The Reaper and the Great Harvest

Corn crop, 1963
Lake County, South Dakota (photo by Herman Richter)

The Reaper and the Great Harvest

the crashing sounds
the pounding shakes
the whirling turns

the big band iron
of the John Deere engine
distinctive as Buddy Rich

coupled to a neighbor’s shelling rig
shared in a 5-way deal
that got everybody’s crop

planted, cultivated, picked,
shelled, and trucked
to the cooperative elevator

for the trains and distant markets
for the check to repay the bankers
for the credit to farm again another year

for the never certain prosperity of survival
for this pastoral liberty near the edges of agrarian disaster
not hailed-out, bankrupt, or carried to a mortuary


Excerpted from Contradiction by Michael Boer, a collection of poetry, prose, and photographs, coming this winter.

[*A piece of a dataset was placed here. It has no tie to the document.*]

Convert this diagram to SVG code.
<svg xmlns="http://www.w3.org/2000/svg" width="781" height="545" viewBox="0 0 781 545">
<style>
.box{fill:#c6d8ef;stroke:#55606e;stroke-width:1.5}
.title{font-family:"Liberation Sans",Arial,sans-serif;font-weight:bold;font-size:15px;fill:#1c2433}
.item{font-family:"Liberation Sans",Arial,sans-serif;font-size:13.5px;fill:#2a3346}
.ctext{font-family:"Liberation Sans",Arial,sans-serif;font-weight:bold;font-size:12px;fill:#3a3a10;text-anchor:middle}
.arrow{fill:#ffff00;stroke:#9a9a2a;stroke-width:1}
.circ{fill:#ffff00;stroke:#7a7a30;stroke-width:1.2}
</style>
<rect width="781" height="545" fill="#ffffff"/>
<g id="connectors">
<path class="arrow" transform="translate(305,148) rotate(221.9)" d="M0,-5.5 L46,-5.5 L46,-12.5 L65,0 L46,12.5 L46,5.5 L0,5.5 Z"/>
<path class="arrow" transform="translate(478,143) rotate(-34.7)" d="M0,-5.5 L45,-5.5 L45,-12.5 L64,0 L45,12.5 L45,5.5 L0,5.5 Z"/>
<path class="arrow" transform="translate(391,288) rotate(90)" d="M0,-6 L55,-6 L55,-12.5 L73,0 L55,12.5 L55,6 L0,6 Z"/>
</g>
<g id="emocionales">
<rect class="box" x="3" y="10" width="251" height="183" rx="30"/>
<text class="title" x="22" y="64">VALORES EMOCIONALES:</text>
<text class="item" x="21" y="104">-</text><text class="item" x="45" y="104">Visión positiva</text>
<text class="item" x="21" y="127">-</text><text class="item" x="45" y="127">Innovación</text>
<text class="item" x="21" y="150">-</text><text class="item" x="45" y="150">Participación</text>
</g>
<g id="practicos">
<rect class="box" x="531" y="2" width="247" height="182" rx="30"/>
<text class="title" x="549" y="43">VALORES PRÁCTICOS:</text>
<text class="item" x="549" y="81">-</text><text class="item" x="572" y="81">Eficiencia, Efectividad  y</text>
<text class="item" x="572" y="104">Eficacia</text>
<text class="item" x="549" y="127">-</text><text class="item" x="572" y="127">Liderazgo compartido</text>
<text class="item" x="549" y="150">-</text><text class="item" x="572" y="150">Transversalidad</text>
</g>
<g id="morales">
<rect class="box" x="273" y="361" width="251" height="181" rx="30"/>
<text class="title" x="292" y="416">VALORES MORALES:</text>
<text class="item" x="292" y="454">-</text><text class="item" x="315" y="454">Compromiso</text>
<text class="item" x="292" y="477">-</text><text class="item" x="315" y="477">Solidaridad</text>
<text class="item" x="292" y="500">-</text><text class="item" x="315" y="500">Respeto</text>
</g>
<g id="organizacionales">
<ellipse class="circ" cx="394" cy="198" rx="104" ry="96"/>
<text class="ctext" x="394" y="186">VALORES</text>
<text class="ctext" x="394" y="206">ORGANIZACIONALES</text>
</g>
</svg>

In the 1960s, our farm house had stacks of magazines like Dakota Farmer, Farm Journal, Look, Popular Mechanics, Successful Farming, and Wallaces Farmer, plus a couple of local daily newspapers (which arrived from my mother’s parents a day or so after their original delivery), and a thin tabloid from the NFO. Dinner was served at high noon. After eating a big meal, my father would spend 15-minutes flat on his back on the kitchen linoleum, usually to take a nap, but sometimes to read one of those publications if his kids would leave him alone.